[Recorded information]
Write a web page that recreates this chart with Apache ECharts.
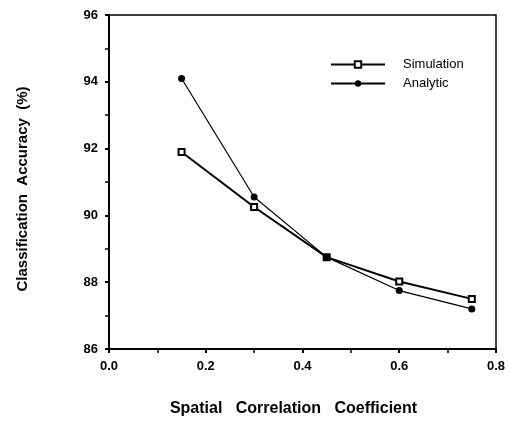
<!DOCTYPE html>
<html>
<head>
<meta charset="utf-8">
<script src="https://cdn.jsdelivr.net/npm/echarts@6/dist/echarts.min.js"></script>
<style>
  html, body { margin: 0; padding: 0; background: #fff; }
  #chart { width: 509px; height: 422px; }
</style>
</head>
<body>
<div id="chart"></div>
<script>
  // values
  var coeffs = [0.15, 0.3, 0.45, 0.6, 0.75];
  var simulation = [91.9, 90.25, 88.75, 88.02, 87.5];
  var analytic = [94.1, 90.55, 88.75, 87.75, 87.2];

  function pairs(ys) {
    return coeffs.map(function (x, i) { return [x, ys[i]]; });
  }

  var font = 'Liberation Sans, Arial, sans-serif';
  var chart = echarts.init(document.getElementById('chart'));
  chart.setOption({
    animation: false,
    grid: {
      left: 109, right: 13, top: 15, bottom: 71,
      show: true, borderColor: '#000', borderWidth: 1.5
    },
    legend: {
      orient: 'vertical',
      left: 325, top: 53,
      itemWidth: 54, itemHeight: 8, itemGap: 6,
      textStyle: { fontFamily: font, fontSize: 13, color: '#000', padding: [0, 0, 0, 13] },
      data: ['Simulation', 'Analytic']
    },
    xAxis: {
      type: 'value', min: 0, max: 0.8, interval: 0.2,
      name: 'Spatial   Correlation   Coefficient',
      nameLocation: 'middle', nameGap: 52,
      nameTextStyle: { fontFamily: font, fontSize: 16, fontWeight: 'bold', color: '#000', padding: [0, 18, 0, 0] },
      axisLine: { lineStyle: { color: '#000', width: 2 } },
      axisTick: { show: true, inside: false, length: 4, lineStyle: { color: '#000', width: 2 } },
      minorTick: { show: true, splitNumber: 2, length: 4, lineStyle: { color: '#000', width: 1.5 } },
      splitLine: { show: false },
      axisLabel: {
        fontFamily: font, fontSize: 13, fontWeight: 'bold', color: '#000', margin: 11,
        formatter: function (v) { return v.toFixed(1); }
      }
    },
    yAxis: {
      type: 'value', min: 86, max: 96, interval: 2,
      name: 'Classification  Accuracy  (%)',
      nameLocation: 'middle', nameGap: 79,
      nameTextStyle: { fontFamily: font, fontSize: 15, fontWeight: 'bold', color: '#000', padding: [0, 14, 0, 0] },
      axisLine: { lineStyle: { color: '#000', width: 2 } },
      axisTick: { show: true, inside: false, length: 4, lineStyle: { color: '#000', width: 2 } },
      minorTick: { show: true, splitNumber: 2, length: 4, lineStyle: { color: '#000', width: 1.5 } },
      splitLine: { show: false },
      axisLabel: { fontFamily: font, fontSize: 13, fontWeight: 'bold', color: '#000', margin: 11 }
    },
    series: [
      {
        name: 'Simulation',
        type: 'line',
        data: pairs(simulation),
        symbol: 'rect', symbolSize: 6,
        itemStyle: { color: '#fff', borderColor: '#000', borderWidth: 2 },
        lineStyle: { color: '#000', width: 2 }
      },
      {
        name: 'Analytic',
        type: 'line',
        data: pairs(analytic),
        symbol: 'circle', symbolSize: 7,
        itemStyle: { color: '#000', borderColor: '#000', borderWidth: 0 },
        lineStyle: { color: '#000', width: 1.2 }
      }
    ]
  });
</script>
</body>
</html>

[Stated exercise] Reproduce the whole listing exactly, but not the images in it.

[Right answer]
Write a web page that recreates this chart with Apache ECharts.
<!DOCTYPE html>
<html>
<head>
<meta charset="utf-8">
<script src="https://cdn.jsdelivr.net/npm/echarts@6/dist/echarts.min.js"></script>
<style>
  html, body { margin: 0; padding: 0; background: #fff; }
  #chart { width: 509px; height: 422px; }
</style>
</head>
<body>
<div id="chart"></div>
<script>
  // values
  var coeffs = [0.15, 0.3, 0.45, 0.6, 0.75];
  var simulation = [91.9, 90.25, 88.75, 88.02, 87.5];
  var analytic = [94.1, 90.55, 88.75, 87.75, 87.2];

  function pairs(ys) {
    return coeffs.map(function (x, i) { return [x, ys[i]]; });
  }

  var font = 'Liberation Sans, Arial, sans-serif';
  var chart = echarts.init(document.getElementById('chart'));
  chart.setOption({
    animation: false,
    grid: {
      left: 109, right: 13, top: 15, bottom: 71,
      show: true, borderColor: '#000', borderWidth: 1.5
    },
    legend: {
      orient: 'vertical',
      left: 325, top: 53,
      itemWidth: 54, itemHeight: 8, itemGap: 6,
      textStyle: { fontFamily: font, fontSize: 13, color: '#000', padding: [0, 0, 0, 13] },
      data: ['Simulation', 'Analytic']
    },
    xAxis: {
      type: 'value', min: 0, max: 0.8, interval: 0.2,
      name: 'Spatial   Correlation   Coefficient',
      nameLocation: 'middle', nameGap: 52,
      nameTextStyle: { fontFamily: font, fontSize: 16, fontWeight: 'bold', color: '#000', padding: [0, 18, 0, 0] },
      axisLine: { lineStyle: { color: '#000', width: 2 } },
      axisTick: { show: true, inside: false, length: 4, lineStyle: { color: '#000', width: 2 } },
      minorTick: { show: true, splitNumber: 2, length: 4, lineStyle: { color: '#000', width: 1.5 } },
      splitLine: { show: false },
      axisLabel: {
        fontFamily: font, fontSize: 13, fontWeight: 'bold', color: '#000', margin: 11,
        formatter: function (v) { return v.toFixed(1); }
      }
    },
    yAxis: {
      type: 'value', min: 86, max: 96, interval: 2,
      name: 'Classification  Accuracy  (%)',
      nameLocation: 'middle', nameGap: 79,
      nameTextStyle: { fontFamily: font, fontSize: 15, fontWeight: 'bold', color: '#000', padding: [0, 14, 0, 0] },
      axisLine: { lineStyle: { color: '#000', width: 2 } },
      axisTick: { show: true, inside: false, length: 4, lineStyle: { color: '#000', width: 2 } },
      minorTick: { show: true, splitNumber: 2, length: 4, lineStyle: { color: '#000', width: 1.5 } },
      splitLine: { show: false },
      axisLabel: { fontFamily: font, fontSize: 13, fontWeight: 'bold', color: '#000', margin: 11 }
    },
    series: [
      {
        name: 'Simulation',
        type: 'line',
        data: pairs(simulation),
        symbol: 'rect', symbolSize: 6,
        itemStyle: { color: '#fff', borderColor: '#000', borderWidth: 2 },
        lineStyle: { color: '#000', width: 2 }
      },
      {
        name: 'Analytic',
        type: 'line',
        data: pairs(analytic),
        symbol: 'circle', symbolSize: 7,
        itemStyle: { color: '#000', borderColor: '#000', borderWidth: 0 },
        lineStyle: { color: '#000', width: 1.2 }
      }
    ]
  });
</script>
</body>
</html>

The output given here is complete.